GPS has revolutionized land surveying more than any technology since the invention of the theodolite. Traditional surveying required painstaking measurements between visible points, a process that could take days or weeks to map large areas with high precision. Today, a single surveyor with GPS equipment can achieve millimeter-level accuracy in minutes.

The key breakthrough came with differential GPS techniques and later with Real-Time Kinematic (RTK) positioning. These methods use the principle that many sources of GPS error—atmospheric delays, satellite clock errors, orbital uncertainties—affect nearby receivers similarly. By comparing observations from a rover receiver with those from a fixed base station at a known location, surveyors can eliminate most common errors and achieve extraordinary precision.

Modern RTK systems can determine positions with horizontal accuracy of less than one centimeter and vertical accuracy of about two centimeters.

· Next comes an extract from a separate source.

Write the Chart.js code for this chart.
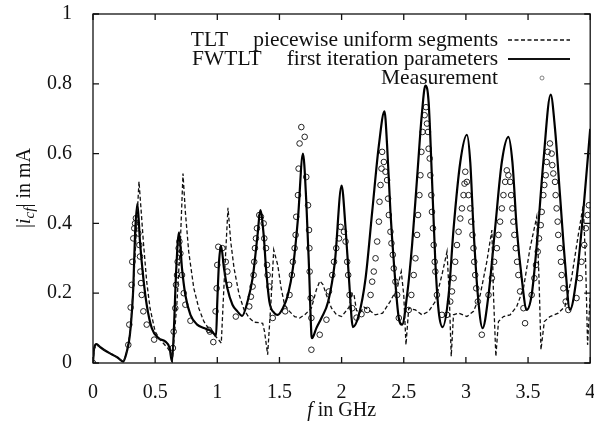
<!DOCTYPE html>
<html><head><meta charset="utf-8">
<script src="https://cdn.jsdelivr.net/npm/chart.js@4"></script>
<style>html,body{margin:0;padding:0;background:#fff}#wrap{width:594px;height:425px}</style>
</head><body><div id="wrap"><canvas id="c" width="594" height="425"></canvas></div>
<script>
// ---------- data ----------
const xTicks = [0, 0.5, 1, 1.5, 2, 2.5, 3, 3.5, 4];
const yTicks = [0, 0.2, 0.4, 0.6, 0.8, 1];
const seriesNames = ["TLT", "FWTLT", "Measurement"];
const seriesNotes = ["piecewise uniform segments", "first iteration parameters", ""];

const tltF = [0,0.01,0.027,0.1,0.2,0.245,0.27,0.3,0.33,0.355,0.37,0.386,0.405,0.432,0.459,0.5,0.54,0.6,0.625,0.638,0.676,0.703,0.724,0.743,0.77,0.811,0.851,0.892,0.946,1.0,1.032,1.054,1.086,1.108,1.135,1.176,1.216,1.257,1.297,1.365,1.38,1.405,1.432,1.454,1.486,1.514,1.541,1.581,1.622,1.662,1.703,1.757,1.797,1.825,1.85,1.878,1.919,1.959,2.0,2.06,2.085,2.1,2.12,2.15,2.18,2.22,2.27,2.33,2.39,2.447,2.48,2.5,2.518,2.54,2.594,2.647,2.7,2.754,2.807,2.848,2.866,2.882,2.9,2.941,3.008,3.061,3.115,3.168,3.209,3.222,3.241,3.262,3.302,3.356,3.409,3.463,3.516,3.57,3.588,3.604,3.631,3.676,3.743,3.797,3.85,3.904,3.944,3.963,3.979,4.0];
const tltI = [0,0.04,0.052,0.035,0.015,0.004,0.03,0.09,0.25,0.42,0.52,0.443,0.348,0.233,0.157,0.09,0.067,0.043,0.03,0.005,0.176,0.348,0.543,0.433,0.319,0.214,0.157,0.119,0.09,0.071,0.057,0.224,0.445,0.348,0.271,0.195,0.152,0.129,0.117,0.114,0.09,0.024,0.176,0.324,0.281,0.214,0.167,0.148,0.133,0.129,0.138,0.157,0.21,0.235,0.225,0.195,0.157,0.138,0.133,0.16,0.2,0.195,0.15,0.145,0.16,0.152,0.138,0.143,0.176,0.214,0.262,0.195,0.052,0.157,0.152,0.138,0.148,0.176,0.252,0.319,0.195,0.019,0.138,0.143,0.133,0.148,0.195,0.29,0.381,0.195,0.019,0.119,0.133,0.138,0.162,0.214,0.329,0.419,0.243,0.038,0.119,0.133,0.143,0.162,0.243,0.367,0.452,0.29,0.052,0.195];

const fwF = [0,0.008,0.027,0.06,0.1,0.15,0.2,0.243,0.27,0.297,0.324,0.338,0.357,0.378,0.405,0.432,0.473,0.527,0.58,0.616,0.635,0.649,0.67,0.692,0.716,0.743,0.784,0.838,0.892,0.959,0.99,1.0,1.014,1.03,1.054,1.081,1.122,1.162,1.2,1.243,1.284,1.324,1.346,1.373,1.392,1.419,1.459,1.486,1.527,1.568,1.608,1.649,1.689,1.716,1.738,1.757,1.762,1.797,1.838,1.892,1.946,2.0,2.032,2.059,2.091,2.139,2.193,2.246,2.3,2.345,2.366,2.393,2.42,2.46,2.487,2.527,2.567,2.607,2.647,2.674,2.7,2.727,2.754,2.781,2.813,2.861,2.901,2.955,3.008,3.035,3.061,3.096,3.134,3.182,3.235,3.289,3.342,3.374,3.409,3.449,3.489,3.529,3.57,3.623,3.682,3.717,3.757,3.797,3.837,3.89,3.944,4.0];
const fwI = [0,0.04,0.054,0.045,0.035,0.025,0.015,0.004,0.03,0.081,0.214,0.367,0.457,0.348,0.243,0.167,0.1,0.071,0.062,0.043,0.005,0.081,0.271,0.374,0.271,0.195,0.138,0.11,0.1,0.09,0.078,0.176,0.29,0.336,0.271,0.214,0.167,0.148,0.135,0.176,0.243,0.367,0.438,0.367,0.271,0.176,0.143,0.138,0.157,0.195,0.271,0.414,0.6,0.462,0.271,0.081,0.071,0.1,0.129,0.176,0.29,0.508,0.386,0.243,0.103,0.138,0.243,0.433,0.624,0.721,0.624,0.433,0.29,0.129,0.11,0.195,0.338,0.529,0.719,0.795,0.748,0.529,0.29,0.148,0.103,0.195,0.386,0.576,0.654,0.576,0.386,0.195,0.1,0.195,0.386,0.576,0.648,0.576,0.386,0.243,0.152,0.195,0.338,0.576,0.769,0.671,0.481,0.29,0.152,0.243,0.433,0.671];

const measF = [0,0.284,0.292,0.303,0.311,0.316,0.324,0.332,0.338,0.345,0.365,0.373,0.378,0.381,0.386,0.392,0.405,0.432,0.492,0.643,0.649,0.662,0.668,0.676,0.681,0.689,0.695,0.703,0.716,0.73,0.743,0.784,0.932,0.94,0.968,0.986,0.995,1.0,1.008,1.041,1.068,1.081,1.095,1.149,1.257,1.27,1.284,1.292,1.297,1.303,1.311,1.319,1.338,1.351,1.373,1.378,1.392,1.4,1.405,1.419,1.446,1.546,1.581,1.6,1.608,1.622,1.63,1.635,1.649,1.654,1.662,1.676,1.703,1.716,1.73,1.738,1.741,1.743,1.751,1.757,1.757,1.824,1.878,1.898,1.925,1.939,1.957,1.979,1.992,2.019,2.032,2.045,2.053,2.064,2.086,2.12,2.16,2.206,2.233,2.246,2.259,2.273,2.286,2.3,2.305,2.313,2.321,2.326,2.34,2.353,2.366,2.374,2.38,2.393,2.401,2.412,2.42,2.433,2.447,2.46,2.54,2.561,2.58,2.594,2.607,2.615,2.626,2.634,2.642,2.652,2.668,2.679,2.687,2.695,2.7,2.709,2.714,2.722,2.727,2.735,2.741,2.749,2.754,2.767,2.807,2.848,2.874,2.888,2.901,2.914,2.928,2.941,2.955,2.968,2.981,2.989,2.995,3.008,3.021,3.035,3.043,3.053,3.061,3.067,3.075,3.083,3.096,3.128,3.182,3.209,3.227,3.249,3.262,3.275,3.289,3.302,3.316,3.329,3.342,3.356,3.364,3.374,3.382,3.39,3.401,3.412,3.422,3.436,3.463,3.476,3.529,3.551,3.564,3.578,3.588,3.602,3.61,3.623,3.631,3.642,3.65,3.658,3.676,3.69,3.695,3.703,3.717,3.722,3.73,3.738,3.743,3.757,3.765,3.771,3.784,3.803,3.824,3.89,3.917,3.93,3.952,3.965,3.979,3.989];
const measI = [0,0.052,0.11,0.159,0.224,0.29,0.357,0.386,0.4,0.415,0.371,0.338,0.305,0.262,0.229,0.195,0.148,0.11,0.067,0.043,0.09,0.157,0.224,0.252,0.29,0.329,0.348,0.314,0.252,0.2,0.167,0.121,0.095,0.09,0.06,0.148,0.214,0.281,0.333,0.329,0.29,0.262,0.224,0.133,0.162,0.19,0.219,0.252,0.29,0.329,0.357,0.386,0.424,0.419,0.4,0.357,0.329,0.281,0.252,0.219,0.129,0.148,0.195,0.252,0.29,0.329,0.367,0.419,0.481,0.557,0.629,0.676,0.648,0.533,0.452,0.381,0.329,0.262,0.186,0.129,0.038,0.081,0.124,0.205,0.252,0.29,0.329,0.357,0.39,0.376,0.348,0.29,0.252,0.195,0.157,0.13,0.14,0.152,0.195,0.233,0.262,0.3,0.348,0.405,0.462,0.51,0.557,0.605,0.576,0.548,0.524,0.471,0.424,0.376,0.343,0.31,0.271,0.233,0.195,0.129,0.152,0.195,0.252,0.3,0.367,0.424,0.481,0.538,0.605,0.662,0.71,0.733,0.686,0.662,0.614,0.586,0.538,0.481,0.433,0.386,0.338,0.29,0.262,0.195,0.138,0.138,0.176,0.205,0.243,0.29,0.338,0.376,0.414,0.443,0.481,0.514,0.548,0.519,0.481,0.443,0.405,0.367,0.329,0.29,0.252,0.214,0.176,0.081,0.195,0.243,0.29,0.329,0.367,0.405,0.443,0.481,0.519,0.552,0.538,0.519,0.481,0.443,0.405,0.367,0.329,0.29,0.252,0.205,0.157,0.114,0.195,0.243,0.281,0.319,0.357,0.395,0.433,0.481,0.51,0.538,0.576,0.605,0.629,0.6,0.567,0.543,0.519,0.481,0.443,0.405,0.367,0.329,0.29,0.252,0.214,0.176,0.152,0.186,0.243,0.29,0.338,0.386,0.424,0.452];

// ---------- helpers ----------
const FONT = "'Liberation Serif','DejaVu Serif',serif";
const pts = (xs, ys) => xs.map((x, i) => ({x: x, y: ys[i]}));

const framePlugin = {
  id: 'frame',
  afterDraw(chart) {
    const ctx = chart.ctx, a = chart.chartArea;
    const xs = chart.scales.x, ys = chart.scales.y;
    ctx.save();
    ctx.strokeStyle = '#111';
    ctx.lineWidth = 1.3;
    ctx.strokeRect(a.left, a.top, a.right - a.left, a.bottom - a.top);
    ctx.beginPath();
    xTicks.forEach(v => {
      const p = xs.getPixelForValue(v);
      ctx.moveTo(p, a.bottom); ctx.lineTo(p, a.bottom - 6);
      ctx.moveTo(p, a.top); ctx.lineTo(p, a.top + 6);
    });
    yTicks.forEach(v => {
      const p = ys.getPixelForValue(v);
      ctx.moveTo(a.left, p); ctx.lineTo(a.left + 6, p);
      ctx.moveTo(a.right, p); ctx.lineTo(a.right - 6, p);
    });
    ctx.stroke();

    ctx.fillStyle = '#111';
    ctx.textBaseline = 'middle';
    // x title: "f in GHz"
    const fi = 'italic 20px ' + FONT, fr = '20px ' + FONT;
    ctx.font = fi; const wf = ctx.measureText('f').width;
    ctx.font = fr; const wr = ctx.measureText(' in GHz').width;
    let x0 = (a.left + a.right) / 2 - (wf + wr) / 2;
    ctx.textAlign = 'left';
    ctx.font = fi; ctx.fillText('f', x0, 411);
    ctx.font = fr; ctx.fillText(' in GHz', x0 + wf, 411);

    // y title: "|i_cf| in mA"
    ctx.save();
    ctx.translate(25, 188);
    ctx.rotate(-Math.PI / 2);
    const parts = [
      {t: '|', f: fr, dy: 0},
      {t: 'i', f: fi, dy: 0},
      {t: 'cf', f: 'italic 15px ' + FONT, dy: 5},
      {t: '|', f: fr, dy: 0},
      {t: ' in mA', f: fr, dy: 0}
    ];
    let tot = 0;
    parts.forEach(p => { ctx.font = p.f; p.w = ctx.measureText(p.t).width; tot += p.w; });
    let cx = -tot / 2;
    parts.forEach(p => { ctx.font = p.f; ctx.fillText(p.t, cx, p.dy); cx += p.w; });
    ctx.restore();

    // legend
    const rows = [40, 59, 78];
    const textRight = 498;
    ctx.textAlign = 'right';
    ctx.font = '21.5px ' + FONT;
    chart.data.datasets.forEach((ds, i) => {
      const y = rows[i];
      const note = seriesNotes[i];
      if (note) {
        ctx.fillText(note, textRight, y);
        const w = ctx.measureText(note).width;
        ctx.fillText(seriesNames[i], textRight - w - 25, y);
      } else {
        ctx.fillText(seriesNames[i], textRight, y);
      }
      ctx.beginPath();
      if (i === 2) {
        ctx.lineWidth = 0.8;
        ctx.strokeStyle = '#666';
        ctx.arc(542, y, 2, 0, Math.PI * 2);
        ctx.stroke();
      } else {
        ctx.strokeStyle = '#111';
        ctx.lineWidth = ds.borderWidth;
        ctx.setLineDash(ds.borderDash || []);
        ctx.moveTo(508, y); ctx.lineTo(570, y);
        ctx.stroke();
        ctx.setLineDash([]);
      }
    });
    ctx.restore();
  }
};

new Chart(document.getElementById('c'), {
  type: 'line',
  data: {
    datasets: [
      {label: seriesNames[0] + ' ' + seriesNotes[0], data: pts(tltF, tltI), borderColor: '#111', borderWidth: 1.3,
       borderDash: [4, 2.5], pointRadius: 0, tension: 0, fill: false},
      {label: seriesNames[1] + ' ' + seriesNotes[1], data: pts(fwF, fwI), borderColor: '#000', borderWidth: 2.2,
       pointRadius: 0, cubicInterpolationMode: 'monotone', fill: false},
      {label: seriesNames[2], data: pts(measF, measI), showLine: false, borderColor: '#222', borderWidth: 1,
       backgroundColor: 'rgba(255,255,255,0)', pointStyle: 'circle', pointRadius: 2.8, pointHoverRadius: 2.8}
    ]
  },
  options: {
    responsive: false,
    animation: false,
    devicePixelRatio: 1,
    layout: {padding: {top: 14, right: 2, left: 0, bottom: 0}},
    plugins: {legend: {display: false}, tooltip: {enabled: false}},
    scales: {
      x: {
        type: 'linear', min: 0, max: 4,
        afterBuildTicks: s => { s.ticks = xTicks.map(v => ({value: v})); },
        afterFit: s => { s.height = 62; s.paddingLeft = 0; s.paddingRight = 0; },
        grid: {display: false}, border: {display: false},
        ticks: {color: '#111', font: {family: FONT, size: 20}, padding: 10, maxRotation: 0, autoSkip: false,
                callback: v => String(v)}
      },
      y: {
        type: 'linear', min: 0, max: 1,
        afterBuildTicks: s => { s.ticks = yTicks.map(v => ({value: v})); },
        afterFit: s => { s.width = 93; s.paddingTop = 0; s.paddingBottom = 0; },
        grid: {display: false}, border: {display: false},
        ticks: {color: '#111', font: {family: FONT, size: 20}, padding: 13, autoSkip: false,
                callback: v => String(v)}
      }
    }
  },
  plugins: [framePlugin]
});
</script>
</body></html>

This precision has enabled applications that were previously impossible: construction crews can grade building sites to exact specifications, farmers can create detailed elevation maps of their fields for precision agriculture, and archaeologists can record artifact locations with unprecedented accuracy.

The impact extends far beyond traditional surveying. Autonomous vehicles rely on high-precision GPS combined with detailed maps to navigate safely. Mining operations use GPS to guide massive earthmoving equipment with centimeter precision, reducing waste and improving safety. Even seemingly mundane applications like snow removal benefit from GPS guidance systems that help plow operators maintain precise patterns while avoiding obstacles.

The transformation of navigation has been equally profound. For thousands of years, navigation was an art that required extensive training and experience. Sailors learned to read the stars, use compass bearings, and estimate distance traveled by dead reckoning. A skilled navigator could determine position to within a few miles under good conditions, but storms, cloudy skies, or unfamiliar waters could leave ships lost for days.

GPS changed navigation from an art to a science, providing instant position fixes with accuracy that surpasses the best traditional methods. But the technology has done more than simply replace older techniques—it has enabled entirely new approaches to navigation and transportation management.

Consider aviation, where GPS has revolutionized everything from en-route navigation to precision approaches at airports. The Wide Area Augmentation System (WAAS) provides GPS corrections that enable aircraft to conduct precision approaches with vertical guidance, often in weather conditions that would have prevented landings using traditional instrument landing systems. Pilots can navigate directly between waypoints without following ground-based radio beacons, reducing flight times and fuel consumption while improving safety.

In maritime navigation, GPS has made possible the precise positioning required for everything from offshore oil drilling to deep-sea research. Ships can return to exact locations in the open ocean, enabling scientific studies that require repeated observations at the same sites. Container ports use GPS to track cargo movements with unprecedented precision, while commercial fishing vessels use the technology to locate productive fishing grounds and navigate safely in crowded shipping lanes.